When it comes to policy, Gradek says the new generation of the Air Passenger Protection Regulations (APPR) and the associated dispute resolution process will continue to make headlines in 2024. “The amendments proposed by the Ministers of Transport in 2023 will come into effect in the coming months and the commercial aviation community will step up its insistence that there is no value in penalizing entities for actions that have been caused by multiple aviation parties. We are seeing retrenchment by the European Union on their respective APPR-type provisions and these modifications will most likely be debated in Canada throughout 2024.”

And because there’s never a dull moment in the airline industry, Gradek includes four more points in the ‘watch this space’ category …

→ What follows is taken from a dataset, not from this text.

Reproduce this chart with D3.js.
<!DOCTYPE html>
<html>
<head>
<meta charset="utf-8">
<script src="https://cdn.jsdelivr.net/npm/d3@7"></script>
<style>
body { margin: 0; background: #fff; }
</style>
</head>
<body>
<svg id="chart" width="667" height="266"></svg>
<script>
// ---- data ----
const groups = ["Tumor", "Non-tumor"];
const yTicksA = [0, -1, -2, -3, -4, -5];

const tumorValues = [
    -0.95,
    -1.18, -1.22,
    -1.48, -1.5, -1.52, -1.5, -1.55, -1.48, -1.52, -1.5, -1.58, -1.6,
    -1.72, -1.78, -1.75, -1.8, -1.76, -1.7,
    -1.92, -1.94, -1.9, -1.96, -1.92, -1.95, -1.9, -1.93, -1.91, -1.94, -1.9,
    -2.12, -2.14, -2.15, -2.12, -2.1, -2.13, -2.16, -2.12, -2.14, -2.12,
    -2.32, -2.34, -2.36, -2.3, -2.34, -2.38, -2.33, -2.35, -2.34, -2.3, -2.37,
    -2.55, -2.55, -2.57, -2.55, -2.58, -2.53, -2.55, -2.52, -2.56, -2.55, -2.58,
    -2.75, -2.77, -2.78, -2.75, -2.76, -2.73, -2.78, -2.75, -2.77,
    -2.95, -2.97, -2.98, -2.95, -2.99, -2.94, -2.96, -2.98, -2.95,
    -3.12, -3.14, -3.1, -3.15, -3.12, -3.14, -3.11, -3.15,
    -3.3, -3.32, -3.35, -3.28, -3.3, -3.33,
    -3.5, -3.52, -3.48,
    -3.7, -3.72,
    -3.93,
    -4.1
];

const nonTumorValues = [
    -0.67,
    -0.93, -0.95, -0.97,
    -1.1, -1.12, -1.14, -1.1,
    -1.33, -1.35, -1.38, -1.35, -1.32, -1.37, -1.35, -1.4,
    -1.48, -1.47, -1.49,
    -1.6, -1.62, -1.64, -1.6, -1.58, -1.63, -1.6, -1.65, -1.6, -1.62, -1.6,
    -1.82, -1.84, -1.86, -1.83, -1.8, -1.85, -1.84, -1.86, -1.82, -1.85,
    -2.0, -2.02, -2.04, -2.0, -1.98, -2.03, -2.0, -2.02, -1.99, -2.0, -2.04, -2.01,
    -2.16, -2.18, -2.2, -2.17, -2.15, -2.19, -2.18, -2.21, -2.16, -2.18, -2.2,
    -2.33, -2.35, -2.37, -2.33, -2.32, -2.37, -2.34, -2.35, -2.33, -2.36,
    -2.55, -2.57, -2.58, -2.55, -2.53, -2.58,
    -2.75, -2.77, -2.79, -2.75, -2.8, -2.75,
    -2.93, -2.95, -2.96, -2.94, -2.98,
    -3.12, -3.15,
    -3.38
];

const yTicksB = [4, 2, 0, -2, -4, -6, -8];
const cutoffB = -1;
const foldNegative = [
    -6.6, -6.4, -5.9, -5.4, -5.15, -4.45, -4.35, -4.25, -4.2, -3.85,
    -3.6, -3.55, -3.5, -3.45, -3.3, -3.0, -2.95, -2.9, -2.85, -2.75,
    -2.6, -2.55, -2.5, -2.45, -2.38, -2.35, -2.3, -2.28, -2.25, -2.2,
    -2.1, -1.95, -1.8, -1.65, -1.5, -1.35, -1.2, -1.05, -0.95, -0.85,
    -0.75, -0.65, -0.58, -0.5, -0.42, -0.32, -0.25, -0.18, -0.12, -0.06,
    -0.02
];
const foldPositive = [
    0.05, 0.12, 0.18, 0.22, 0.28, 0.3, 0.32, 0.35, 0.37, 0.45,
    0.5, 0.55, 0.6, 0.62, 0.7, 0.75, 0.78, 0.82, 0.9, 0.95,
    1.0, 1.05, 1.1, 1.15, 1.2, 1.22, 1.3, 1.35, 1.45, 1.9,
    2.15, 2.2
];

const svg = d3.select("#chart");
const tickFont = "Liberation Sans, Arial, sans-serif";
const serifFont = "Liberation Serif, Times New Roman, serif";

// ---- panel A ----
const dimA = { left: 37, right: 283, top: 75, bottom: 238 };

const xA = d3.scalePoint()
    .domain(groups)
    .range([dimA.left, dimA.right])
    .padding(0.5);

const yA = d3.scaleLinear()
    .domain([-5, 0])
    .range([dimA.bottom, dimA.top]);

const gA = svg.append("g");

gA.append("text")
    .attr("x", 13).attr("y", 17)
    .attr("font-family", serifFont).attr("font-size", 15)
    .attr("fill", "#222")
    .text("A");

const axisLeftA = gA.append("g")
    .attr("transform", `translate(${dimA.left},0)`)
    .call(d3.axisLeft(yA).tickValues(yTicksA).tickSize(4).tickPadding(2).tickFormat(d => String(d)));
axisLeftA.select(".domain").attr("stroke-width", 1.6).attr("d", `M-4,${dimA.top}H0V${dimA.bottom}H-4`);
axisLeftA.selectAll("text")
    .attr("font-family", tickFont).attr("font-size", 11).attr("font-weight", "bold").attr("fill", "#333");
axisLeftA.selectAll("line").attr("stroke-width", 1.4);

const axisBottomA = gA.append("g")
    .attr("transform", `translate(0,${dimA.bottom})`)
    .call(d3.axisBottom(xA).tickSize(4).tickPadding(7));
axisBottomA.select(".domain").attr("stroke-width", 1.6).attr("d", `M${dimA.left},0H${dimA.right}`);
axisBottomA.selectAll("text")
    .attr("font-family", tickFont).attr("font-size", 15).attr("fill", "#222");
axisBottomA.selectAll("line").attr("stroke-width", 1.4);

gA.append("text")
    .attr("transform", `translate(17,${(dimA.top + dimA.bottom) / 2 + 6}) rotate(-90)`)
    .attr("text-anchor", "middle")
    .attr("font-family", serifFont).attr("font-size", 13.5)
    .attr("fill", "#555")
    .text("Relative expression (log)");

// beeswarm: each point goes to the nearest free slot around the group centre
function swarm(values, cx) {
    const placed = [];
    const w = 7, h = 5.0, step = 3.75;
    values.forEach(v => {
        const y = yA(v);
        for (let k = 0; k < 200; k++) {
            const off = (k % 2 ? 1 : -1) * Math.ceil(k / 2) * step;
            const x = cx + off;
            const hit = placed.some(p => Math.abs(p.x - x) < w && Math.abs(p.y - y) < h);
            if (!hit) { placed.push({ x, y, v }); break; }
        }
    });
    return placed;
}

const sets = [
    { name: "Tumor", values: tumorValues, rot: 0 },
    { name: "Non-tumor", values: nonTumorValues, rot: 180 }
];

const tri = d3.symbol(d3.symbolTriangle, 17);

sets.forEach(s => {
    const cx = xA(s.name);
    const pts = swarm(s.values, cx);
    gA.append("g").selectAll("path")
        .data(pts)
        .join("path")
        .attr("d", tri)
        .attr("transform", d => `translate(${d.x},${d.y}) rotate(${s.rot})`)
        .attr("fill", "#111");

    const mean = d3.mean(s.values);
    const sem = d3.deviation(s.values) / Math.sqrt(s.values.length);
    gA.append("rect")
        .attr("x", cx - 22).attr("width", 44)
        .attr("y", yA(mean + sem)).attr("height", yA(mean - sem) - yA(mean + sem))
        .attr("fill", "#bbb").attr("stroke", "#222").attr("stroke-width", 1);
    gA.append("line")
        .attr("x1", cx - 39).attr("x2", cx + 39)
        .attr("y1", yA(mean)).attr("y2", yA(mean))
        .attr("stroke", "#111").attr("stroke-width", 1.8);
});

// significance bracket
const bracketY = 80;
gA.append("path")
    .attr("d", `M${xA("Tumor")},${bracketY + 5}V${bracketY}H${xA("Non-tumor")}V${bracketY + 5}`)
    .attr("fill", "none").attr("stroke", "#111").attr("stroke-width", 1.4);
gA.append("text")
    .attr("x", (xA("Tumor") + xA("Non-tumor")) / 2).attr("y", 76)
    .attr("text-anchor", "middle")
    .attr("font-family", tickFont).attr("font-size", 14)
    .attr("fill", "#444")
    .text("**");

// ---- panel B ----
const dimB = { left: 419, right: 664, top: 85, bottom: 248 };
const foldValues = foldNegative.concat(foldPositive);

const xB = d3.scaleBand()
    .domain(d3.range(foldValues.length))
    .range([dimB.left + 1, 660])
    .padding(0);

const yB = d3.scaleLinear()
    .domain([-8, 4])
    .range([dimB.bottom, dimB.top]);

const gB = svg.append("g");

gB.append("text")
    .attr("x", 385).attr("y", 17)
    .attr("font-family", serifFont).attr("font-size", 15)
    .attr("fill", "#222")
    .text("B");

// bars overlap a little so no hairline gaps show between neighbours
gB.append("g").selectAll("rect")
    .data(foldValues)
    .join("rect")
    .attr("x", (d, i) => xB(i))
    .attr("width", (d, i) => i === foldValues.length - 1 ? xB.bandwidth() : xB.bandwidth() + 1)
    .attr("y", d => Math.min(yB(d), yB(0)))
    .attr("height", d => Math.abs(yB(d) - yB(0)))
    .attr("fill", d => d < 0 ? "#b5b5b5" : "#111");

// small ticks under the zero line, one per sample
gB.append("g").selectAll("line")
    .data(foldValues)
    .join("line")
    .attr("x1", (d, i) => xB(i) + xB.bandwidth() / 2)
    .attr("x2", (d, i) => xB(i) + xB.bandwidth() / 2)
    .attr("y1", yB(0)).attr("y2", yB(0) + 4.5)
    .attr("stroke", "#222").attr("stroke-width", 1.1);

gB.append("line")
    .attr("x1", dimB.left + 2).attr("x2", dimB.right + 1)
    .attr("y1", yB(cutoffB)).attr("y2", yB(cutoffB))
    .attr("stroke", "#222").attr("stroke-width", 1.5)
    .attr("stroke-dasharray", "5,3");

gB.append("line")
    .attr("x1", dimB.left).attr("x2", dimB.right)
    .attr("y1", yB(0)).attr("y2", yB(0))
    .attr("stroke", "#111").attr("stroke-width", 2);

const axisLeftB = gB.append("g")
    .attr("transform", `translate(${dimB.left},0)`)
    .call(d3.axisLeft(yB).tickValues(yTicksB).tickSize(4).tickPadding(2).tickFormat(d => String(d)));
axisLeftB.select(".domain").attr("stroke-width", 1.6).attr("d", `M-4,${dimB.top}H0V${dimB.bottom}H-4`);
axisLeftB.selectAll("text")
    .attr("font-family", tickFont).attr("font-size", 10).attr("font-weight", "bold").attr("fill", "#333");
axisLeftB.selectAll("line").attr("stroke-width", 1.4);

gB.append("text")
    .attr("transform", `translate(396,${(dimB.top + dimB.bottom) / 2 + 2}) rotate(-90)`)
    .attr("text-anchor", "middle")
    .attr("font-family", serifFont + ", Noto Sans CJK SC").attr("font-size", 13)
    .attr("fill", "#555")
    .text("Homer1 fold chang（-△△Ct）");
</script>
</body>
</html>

  • “The 10-year interval between reviews of the Canada Transportation Act and its ancillary Acts will most likely be launched. The 2016 Emerson report reaffirmed Canadian government policies with respect to infrastructure and operations. However, the COVID-19 pandemic has highlighted a number of practices that need to be addressed, some more urgently than others. My concerns are focused on Canadian airport governance and the need to invest in airport refurbishment and technologies to maintain our position as a leading global aviation environment. Another is the need to review the role of Transport Canada as both regulator and administrator of commercial aviation. Time might be near to recognize a formal delineation of government authority to ensure impartiality and economic decision-making.”

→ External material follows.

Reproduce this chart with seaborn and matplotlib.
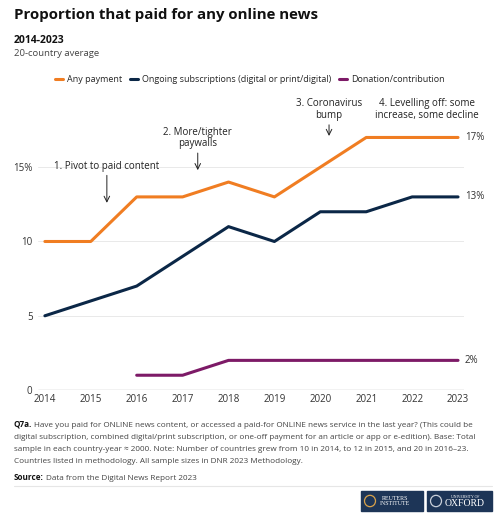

  • “The aviation emissions conversation will get more heated in 2024, with greater pressure to reduce greenhouse gas emissions on a much faster scale than the “net-zero by 2050” mantra currently being espoused by the industry. There will be a greater emphasis placed on ‘zero’ emissions rather than ‘net-zero’ emissions. The SAF (sustainable aviation fuel) initiative will be under the microscope as the debate on climate-change-induced constrained food supply keeps agricultural land from being used for aviation fuel sources. And hydrogen becomes mainstream as a mid-2030s aviation fuel, coupled with corresponding aircraft designs.”
  • “The rush to commercialize ‘touch-less’ passenger processing and the mainstreaming of dynamic airfare pricing are technology platforms that will get consumer protection advocates excited, requiring cautions similar to the ones we are experiencing with the rush to Artificial Intelligence applications in any number of industries. Personal data security and the extent of electronic data capture by the aviation industry will come under review.”
  • “Loyalty programs will be challenged by new entrants as unfair competition and regulators will be called upon to examine these programs as tools restraining fair competition. A long-shot issue, but you never know.”